The agricultural use of drones has two main directions: (i) the use of drones of farming activities like spraying and (ii) aerial mapping of the crops with high-density cameras followed by the evaluation of data with the help of special software.
Drones used for spraying
Chemical spraying plays a crucial role in modern agriculture to help preserve healthy crops until the harvest. As the size of farms are growing more and more spraying is needed which requires the farmer to use a variety of different spraying machines. With tractors, elevated spraying vehicles and aerial spraying significant areas can be covered. However, these machines are costly and require specific maintenance infrastructure and separate qualified personnel. Agricultural drones are far cheaper, and at the same time, a professional agricultural drone can cover 40-53 hectares a day which is twice as much as a tractor.
The agricultural six rotor drones (like FDXD-6R-16L) can carry a 16 Liter tank containing the pesticides. The best thing about these drones is that they can fly autonomously according to a flight plan programmed in advance (AB point mode). Such drones can be equipped with a module that can scan the terrain 500 times/ second to keep the drone at a safe altitude and avoid obstacles. These features and the ability for customization ensures that they will do their job with very high accuracy, economically and very quickly, while farmers can tend to other work on the farm. According to experiments, a drone can apply pesticides with up to 95% efficiency. The onboard computers of the drone store the data of the flight and can memorize the point where it shall restart spraying if the tank goes empty during spraying.
Precision agriculture – the aerial mapping
Drones help with farming other ways too. When it comes to drones in agriculture, we should get familiar with the concept of precision agriculture as well. It means that farmers manage crops to ensure the proper amount of inputs to maximize productivity while minimizing risks. To reach that objective farmers need to collect as much data as possible about the fields they cultivate and plants they grow. This analysis requires quick, precise and efficient mapping.
The traditional methods of measurement of fields and yields used to cost a lot of time and did not always lead to a result that was 100 % accurate. All experts agree that the aerial mapping has always been the best way to gather information about the state of an agricultural area. However, before the appearance of drones, this aerial mapping was only possible by manned aircraft that made the whole process very expensive, hence farmers having fewer resources were excluded from this vital analytics tool. Nowadays, this is not the case because drones are small, easy-to-handle and are far less expensive than manned aircraft.
Drones collecting data
Drones used for agricultural purposes are equipped with sensors that can take photos with a density up to 20 MP and with only one shot – depending on flight height – they can cover 4-5 hectares. (10-12 acres) Experts say that these sensors can make it possible to count the number of crops precisely. Thereby farmers can collect data that is more detailed and precise than ever before.

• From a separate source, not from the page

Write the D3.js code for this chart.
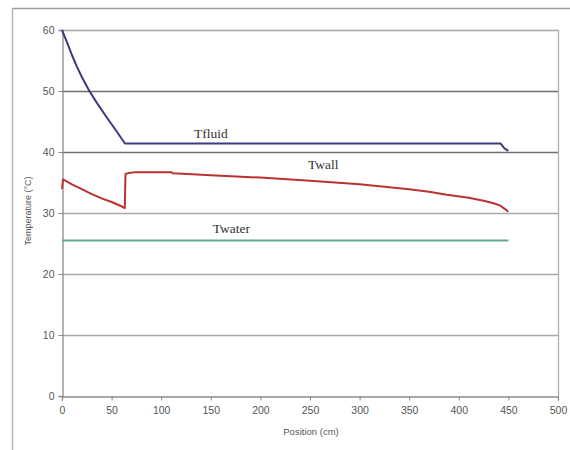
<!DOCTYPE html>
<html>
<head>
<meta charset="utf-8">
<script src="https://cdn.jsdelivr.net/npm/d3@7"></script>
<style>
  html, body { margin: 0; padding: 0; background: #fff; }
  svg { display: block; }
</style>
</head>
<body>
<svg id="chart" width="570" height="450"></svg>
<script>
// Temperature profiles along the exchanger
const xTicks = [0, 50, 100, 150, 200, 250, 300, 350, 400, 450, 500];
const yTicks = [0, 10, 20, 30, 40, 50, 60];

const tfluidPos = [0, 5, 10, 15, 20, 27.6, 35, 45, 55, 63.5, 442, 446, 450];
const tfluidVal = [60, 58, 55.9, 54, 52.3, 50, 48.1, 45.7, 43.4, 41.4, 41.4, 40.6, 40.2];

const twallPos = [0, 1, 10, 20, 30, 40, 50, 60, 63.3, 64, 66, 74, 110, 112, 150, 200, 250, 300, 325, 350, 370, 388, 410, 425, 435, 442, 447, 450];
const twallVal = [33.9, 35.5, 34.7, 33.9, 33.1, 32.4, 31.8, 31.1, 30.8, 36.4, 36.5, 36.7, 36.7, 36.5, 36.2, 35.8, 35.3, 34.7, 34.3, 33.9, 33.5, 33.0, 32.5, 32.0, 31.6, 31.2, 30.6, 30.2];

const twaterPos = [0, 450];
const twaterVal = [25.5, 25.5];

const seriesNames = ["Tfluid", "Twall", "Twater"];
const labelAnchors = [[133, 42.3], [248, 37.2], [152, 26.8]]; // [position, temperature] for series names

const svg = d3.select("#chart");
const plotLeft = 62, plotRight = 558, plotTop = 30, plotBottom = 396;

const x = d3.scaleLinear().domain([0, 500]).range([plotLeft, plotRight]);
const y = d3.scaleLinear().domain([0, 60]).range([plotBottom, plotTop]);

// outer frame
svg.append("line").attr("x1", 12).attr("x2", 570).attr("y1", 8.5).attr("y2", 8.5)
  .attr("stroke", "#9a9a9a").attr("stroke-width", 1.5);
svg.append("line").attr("x1", 12.5).attr("x2", 12.5).attr("y1", 8).attr("y2", 450)
  .attr("stroke", "#b5b5b5").attr("stroke-width", 1.5);

// horizontal gridlines
svg.append("g").selectAll("line").data(yTicks.filter(d => d > 0)).join("line")
  .attr("x1", plotLeft).attr("x2", plotRight)
  .attr("y1", d => Math.round(y(d)) + 0.5).attr("y2", d => Math.round(y(d)) + 0.5)
  .attr("stroke", d => (d === 40 || d === 50) ? "#6e6e6e" : "#a8a8a8")
  .attr("stroke-width", 1.3);

// right edge of plot area
svg.append("line").attr("x1", plotRight + 0.5).attr("x2", plotRight + 0.5).attr("y1", plotTop).attr("y2", plotBottom)
  .attr("stroke", "#b0b0b0").attr("stroke-width", 1.3);

// axes
const xAxis = svg.append("g").attr("transform", `translate(0,${plotBottom + 0.5})`)
  .call(d3.axisBottom(x).tickValues(xTicks).tickSize(4).tickPadding(6).tickFormat(d3.format("d")));
const yAxis = svg.append("g").attr("transform", `translate(${plotLeft + 0.5},0)`)
  .call(d3.axisLeft(y).tickValues(yTicks).tickSize(4).tickPadding(4).tickFormat(d3.format("d")));
[xAxis, yAxis].forEach(g => {
  g.select(".domain").attr("stroke", "#8a8a8a").attr("stroke-width", 1.3);
  g.selectAll(".tick line").attr("stroke", "#8a8a8a");
  g.selectAll(".tick text").attr("fill", "#555").attr("font-size", 10.5)
    .attr("font-family", "Liberation Sans, Arial, sans-serif");
});

// axis titles
svg.append("text").attr("x", 311).attr("y", 435).attr("text-anchor", "middle")
  .attr("font-family", "Liberation Sans, Arial, sans-serif").attr("font-size", 9.5).attr("fill", "#555")
  .text("Position (cm)");
svg.append("text").attr("transform", "translate(31,211) rotate(-90)").attr("text-anchor", "middle")
  .attr("font-family", "Liberation Sans, Arial, sans-serif").attr("font-size", 9).attr("fill", "#555")
  .text("Temperature (°C)");

// series
const line = d3.line().x(d => x(d[0])).y(d => y(d[1]));
const series = [
  { pos: tfluidPos, val: tfluidVal, color: "#3b3b7e" },
  { pos: twallPos, val: twallVal, color: "#b83232" },
  { pos: twaterPos, val: twaterVal, color: "#5fa890" }
];
svg.append("g").selectAll("path").data(series).join("path")
  .attr("d", s => line(s.pos.map((p, i) => [p, s.val[i]])))
  .attr("fill", "none").attr("stroke", s => s.color).attr("stroke-width", 2)
  .attr("stroke-linejoin", "round");

// series names
svg.append("g").selectAll("text").data(seriesNames).join("text")
  .attr("x", (d, i) => x(labelAnchors[i][0])).attr("y", (d, i) => y(labelAnchors[i][1]))
  .attr("font-family", "Liberation Serif, Times New Roman, serif").attr("font-size", 13.5)
  .attr("fill", "#333")
  .text(d => d);
</script>
</body>
</html>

The sensors use several methods to scan the agricultural area: some sensors shoot still in visible light (VIS), others operate in a nearly infrared spectrum (NIS). The former is cheaper and provides data faster, but the sensors using NIS are capable of showing if plants suffer from stress caused by lack of water and other environmental factors.
From farms having a size of 400 hectares (1000 acres) most of the farmers already use drones for precision agriculture, and as in the US 134,4 million hectares (331,000,000 acres)are cultivated by farms bigger than 2000 hectares, (5000 acres) we can see that drones cannot be ignored in a modern farming operation anymore.
The very best thing is that a standard drone, like the DJI Phantom 4 PRO is that it can also be equipped with such devices without modifying the existing gimball. So, that high precision agriculture can be started with ordinary drones as well.
Software for aerial mapping
Drones and their sensors constitute only the hardware. The software that operates these tools is also a key factor because the software can help farmers to evaluate the results showed by the sensor accurately. Many software developers provide services to help assess and analyze the data collected.
Software like DroneDeploy is capable of making detailed maps of the inspection area.
Another cool feature of such software, that it can make suggestions about how and where to plant more healthy crops by using different algorithms. The aerial mapping with drones is 85 % faster than mapping performed with manned aircraft. This can be extremely important in case of measuring the effect of extreme weather events like storm or floods.
In many cases, farmers can subscribe to a service where a professional analysis company provides an analysis report based on the data collected by the drone, which is a good way of further decreasing costs.
Agricultural drones due to their weight and the fact that they are used for non-recreational purposes may be subject to local and federal legal regulations. Most agricultural areas are farther from inhabited areas, and neither spraying, nor aerial mapping requires high flight level, there is no need for a special waiver from the general flight regulations, but operators may require drone pilot airmen certificates. Acquiring a drone pilot certificate is still easier than getting a driving license to operate heavy agricultural vehicles.
The appearance of drones will lead the farming community to become a highly data-driven industry, which was unforeseen just a few years ago.